• GIVEN REQUEST:
Leave out the images; return the rest of the data exactly.

• COLLECTED MATERIAL:
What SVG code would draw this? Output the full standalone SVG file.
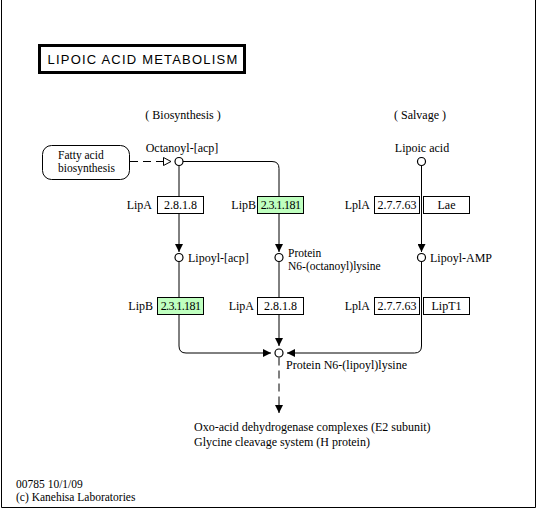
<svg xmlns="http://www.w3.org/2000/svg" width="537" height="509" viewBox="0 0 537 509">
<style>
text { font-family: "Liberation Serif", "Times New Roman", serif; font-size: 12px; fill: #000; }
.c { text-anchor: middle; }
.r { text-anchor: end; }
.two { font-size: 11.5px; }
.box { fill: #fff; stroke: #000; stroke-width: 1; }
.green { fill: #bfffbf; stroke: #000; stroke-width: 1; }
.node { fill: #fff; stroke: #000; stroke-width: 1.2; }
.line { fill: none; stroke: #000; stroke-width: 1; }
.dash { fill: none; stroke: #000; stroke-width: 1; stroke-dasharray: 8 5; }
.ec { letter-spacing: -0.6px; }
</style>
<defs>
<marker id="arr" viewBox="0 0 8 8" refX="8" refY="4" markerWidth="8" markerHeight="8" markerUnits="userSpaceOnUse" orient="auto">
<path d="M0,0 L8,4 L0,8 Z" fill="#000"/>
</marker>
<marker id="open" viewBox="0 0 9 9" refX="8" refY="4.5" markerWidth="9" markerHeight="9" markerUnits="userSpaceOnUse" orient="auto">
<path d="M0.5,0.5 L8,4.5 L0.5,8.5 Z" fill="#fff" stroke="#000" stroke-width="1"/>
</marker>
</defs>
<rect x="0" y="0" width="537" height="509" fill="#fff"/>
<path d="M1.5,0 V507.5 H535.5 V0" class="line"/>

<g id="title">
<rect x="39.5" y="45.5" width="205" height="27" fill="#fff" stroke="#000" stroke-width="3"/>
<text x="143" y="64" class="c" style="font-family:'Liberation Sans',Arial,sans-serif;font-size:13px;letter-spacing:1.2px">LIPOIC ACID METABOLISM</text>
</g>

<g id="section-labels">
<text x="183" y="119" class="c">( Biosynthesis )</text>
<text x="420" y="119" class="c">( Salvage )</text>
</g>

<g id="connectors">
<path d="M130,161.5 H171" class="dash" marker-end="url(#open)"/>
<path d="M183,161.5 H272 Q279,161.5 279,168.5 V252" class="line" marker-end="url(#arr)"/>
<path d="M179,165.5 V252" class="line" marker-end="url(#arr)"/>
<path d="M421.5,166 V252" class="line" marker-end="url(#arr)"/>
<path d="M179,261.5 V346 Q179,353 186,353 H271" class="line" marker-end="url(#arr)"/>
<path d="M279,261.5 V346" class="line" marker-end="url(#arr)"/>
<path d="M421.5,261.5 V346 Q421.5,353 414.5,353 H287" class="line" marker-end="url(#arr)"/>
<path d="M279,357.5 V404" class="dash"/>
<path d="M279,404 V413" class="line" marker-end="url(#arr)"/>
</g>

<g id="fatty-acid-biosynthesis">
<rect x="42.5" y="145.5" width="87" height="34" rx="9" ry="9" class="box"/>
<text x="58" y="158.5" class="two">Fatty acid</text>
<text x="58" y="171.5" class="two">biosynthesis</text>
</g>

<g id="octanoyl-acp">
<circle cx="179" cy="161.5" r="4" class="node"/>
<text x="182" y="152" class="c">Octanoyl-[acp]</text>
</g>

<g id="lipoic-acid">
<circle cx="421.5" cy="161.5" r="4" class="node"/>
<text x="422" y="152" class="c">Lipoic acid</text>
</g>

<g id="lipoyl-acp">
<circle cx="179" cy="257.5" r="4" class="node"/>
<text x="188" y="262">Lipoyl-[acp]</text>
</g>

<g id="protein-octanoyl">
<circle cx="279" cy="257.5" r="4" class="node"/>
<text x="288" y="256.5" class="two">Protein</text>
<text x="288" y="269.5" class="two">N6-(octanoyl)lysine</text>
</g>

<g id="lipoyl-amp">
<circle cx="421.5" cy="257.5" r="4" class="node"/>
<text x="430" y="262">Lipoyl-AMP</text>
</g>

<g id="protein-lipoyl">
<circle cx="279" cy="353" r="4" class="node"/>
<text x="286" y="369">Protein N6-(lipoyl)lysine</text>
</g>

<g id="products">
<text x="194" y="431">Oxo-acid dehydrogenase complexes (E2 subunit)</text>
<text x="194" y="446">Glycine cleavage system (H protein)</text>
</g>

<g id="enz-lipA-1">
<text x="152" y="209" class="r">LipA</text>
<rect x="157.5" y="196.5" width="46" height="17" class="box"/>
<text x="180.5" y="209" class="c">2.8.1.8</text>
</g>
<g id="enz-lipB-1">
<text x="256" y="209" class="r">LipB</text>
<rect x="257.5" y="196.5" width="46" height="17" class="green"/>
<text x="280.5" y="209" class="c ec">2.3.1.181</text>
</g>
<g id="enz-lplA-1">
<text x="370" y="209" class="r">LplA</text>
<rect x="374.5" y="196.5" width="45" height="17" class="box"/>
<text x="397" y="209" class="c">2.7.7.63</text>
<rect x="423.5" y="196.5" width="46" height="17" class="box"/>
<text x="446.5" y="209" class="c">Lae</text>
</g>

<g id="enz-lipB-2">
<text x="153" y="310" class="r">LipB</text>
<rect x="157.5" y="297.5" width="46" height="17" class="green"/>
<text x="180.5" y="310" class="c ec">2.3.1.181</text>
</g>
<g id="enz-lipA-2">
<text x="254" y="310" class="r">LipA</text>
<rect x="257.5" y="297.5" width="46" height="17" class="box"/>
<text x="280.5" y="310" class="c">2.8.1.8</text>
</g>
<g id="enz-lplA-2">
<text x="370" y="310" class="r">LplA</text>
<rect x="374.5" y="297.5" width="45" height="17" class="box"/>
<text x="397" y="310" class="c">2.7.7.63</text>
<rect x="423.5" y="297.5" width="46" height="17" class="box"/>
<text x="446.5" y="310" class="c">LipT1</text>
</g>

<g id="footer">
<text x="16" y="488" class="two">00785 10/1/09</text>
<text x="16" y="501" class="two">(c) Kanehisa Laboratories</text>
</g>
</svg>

• COMPLETED EXERCISE:
What SVG code would draw this? Output the full standalone SVG file.
<svg xmlns="http://www.w3.org/2000/svg" width="537" height="509" viewBox="0 0 537 509">
<style>
text { font-family: "Liberation Serif", "Times New Roman", serif; font-size: 12px; fill: #000; }
.c { text-anchor: middle; }
.r { text-anchor: end; }
.two { font-size: 11.5px; }
.box { fill: #fff; stroke: #000; stroke-width: 1; }
.green { fill: #bfffbf; stroke: #000; stroke-width: 1; }
.node { fill: #fff; stroke: #000; stroke-width: 1.2; }
.line { fill: none; stroke: #000; stroke-width: 1; }
.dash { fill: none; stroke: #000; stroke-width: 1; stroke-dasharray: 8 5; }
.ec { letter-spacing: -0.6px; }
</style>
<defs>
<marker id="arr" viewBox="0 0 8 8" refX="8" refY="4" markerWidth="8" markerHeight="8" markerUnits="userSpaceOnUse" orient="auto">
<path d="M0,0 L8,4 L0,8 Z" fill="#000"/>
</marker>
<marker id="open" viewBox="0 0 9 9" refX="8" refY="4.5" markerWidth="9" markerHeight="9" markerUnits="userSpaceOnUse" orient="auto">
<path d="M0.5,0.5 L8,4.5 L0.5,8.5 Z" fill="#fff" stroke="#000" stroke-width="1"/>
</marker>
</defs>
<rect x="0" y="0" width="537" height="509" fill="#fff"/>
<path d="M1.5,0 V507.5 H535.5 V0" class="line"/>

<g id="title">
<rect x="39.5" y="45.5" width="205" height="27" fill="#fff" stroke="#000" stroke-width="3"/>
<text x="143" y="64" class="c" style="font-family:'Liberation Sans',Arial,sans-serif;font-size:13px;letter-spacing:1.2px">LIPOIC ACID METABOLISM</text>
</g>

<g id="section-labels">
<text x="183" y="119" class="c">( Biosynthesis )</text>
<text x="420" y="119" class="c">( Salvage )</text>
</g>

<g id="connectors">
<path d="M130,161.5 H171" class="dash" marker-end="url(#open)"/>
<path d="M183,161.5 H272 Q279,161.5 279,168.5 V252" class="line" marker-end="url(#arr)"/>
<path d="M179,165.5 V252" class="line" marker-end="url(#arr)"/>
<path d="M421.5,166 V252" class="line" marker-end="url(#arr)"/>
<path d="M179,261.5 V346 Q179,353 186,353 H271" class="line" marker-end="url(#arr)"/>
<path d="M279,261.5 V346" class="line" marker-end="url(#arr)"/>
<path d="M421.5,261.5 V346 Q421.5,353 414.5,353 H287" class="line" marker-end="url(#arr)"/>
<path d="M279,357.5 V404" class="dash"/>
<path d="M279,404 V413" class="line" marker-end="url(#arr)"/>
</g>

<g id="fatty-acid-biosynthesis">
<rect x="42.5" y="145.5" width="87" height="34" rx="9" ry="9" class="box"/>
<text x="58" y="158.5" class="two">Fatty acid</text>
<text x="58" y="171.5" class="two">biosynthesis</text>
</g>

<g id="octanoyl-acp">
<circle cx="179" cy="161.5" r="4" class="node"/>
<text x="182" y="152" class="c">Octanoyl-[acp]</text>
</g>

<g id="lipoic-acid">
<circle cx="421.5" cy="161.5" r="4" class="node"/>
<text x="422" y="152" class="c">Lipoic acid</text>
</g>

<g id="lipoyl-acp">
<circle cx="179" cy="257.5" r="4" class="node"/>
<text x="188" y="262">Lipoyl-[acp]</text>
</g>

<g id="protein-octanoyl">
<circle cx="279" cy="257.5" r="4" class="node"/>
<text x="288" y="256.5" class="two">Protein</text>
<text x="288" y="269.5" class="two">N6-(octanoyl)lysine</text>
</g>

<g id="lipoyl-amp">
<circle cx="421.5" cy="257.5" r="4" class="node"/>
<text x="430" y="262">Lipoyl-AMP</text>
</g>

<g id="protein-lipoyl">
<circle cx="279" cy="353" r="4" class="node"/>
<text x="286" y="369">Protein N6-(lipoyl)lysine</text>
</g>

<g id="products">
<text x="194" y="431">Oxo-acid dehydrogenase complexes (E2 subunit)</text>
<text x="194" y="446">Glycine cleavage system (H protein)</text>
</g>

<g id="enz-lipA-1">
<text x="152" y="209" class="r">LipA</text>
<rect x="157.5" y="196.5" width="46" height="17" class="box"/>
<text x="180.5" y="209" class="c">2.8.1.8</text>
</g>
<g id="enz-lipB-1">
<text x="256" y="209" class="r">LipB</text>
<rect x="257.5" y="196.5" width="46" height="17" class="green"/>
<text x="280.5" y="209" class="c ec">2.3.1.181</text>
</g>
<g id="enz-lplA-1">
<text x="370" y="209" class="r">LplA</text>
<rect x="374.5" y="196.5" width="45" height="17" class="box"/>
<text x="397" y="209" class="c">2.7.7.63</text>
<rect x="423.5" y="196.5" width="46" height="17" class="box"/>
<text x="446.5" y="209" class="c">Lae</text>
</g>

<g id="enz-lipB-2">
<text x="153" y="310" class="r">LipB</text>
<rect x="157.5" y="297.5" width="46" height="17" class="green"/>
<text x="180.5" y="310" class="c ec">2.3.1.181</text>
</g>
<g id="enz-lipA-2">
<text x="254" y="310" class="r">LipA</text>
<rect x="257.5" y="297.5" width="46" height="17" class="box"/>
<text x="280.5" y="310" class="c">2.8.1.8</text>
</g>
<g id="enz-lplA-2">
<text x="370" y="310" class="r">LplA</text>
<rect x="374.5" y="297.5" width="45" height="17" class="box"/>
<text x="397" y="310" class="c">2.7.7.63</text>
<rect x="423.5" y="297.5" width="46" height="17" class="box"/>
<text x="446.5" y="310" class="c">LipT1</text>
</g>

<g id="footer">
<text x="16" y="488" class="two">00785 10/1/09</text>
<text x="16" y="501" class="two">(c) Kanehisa Laboratories</text>
</g>
</svg>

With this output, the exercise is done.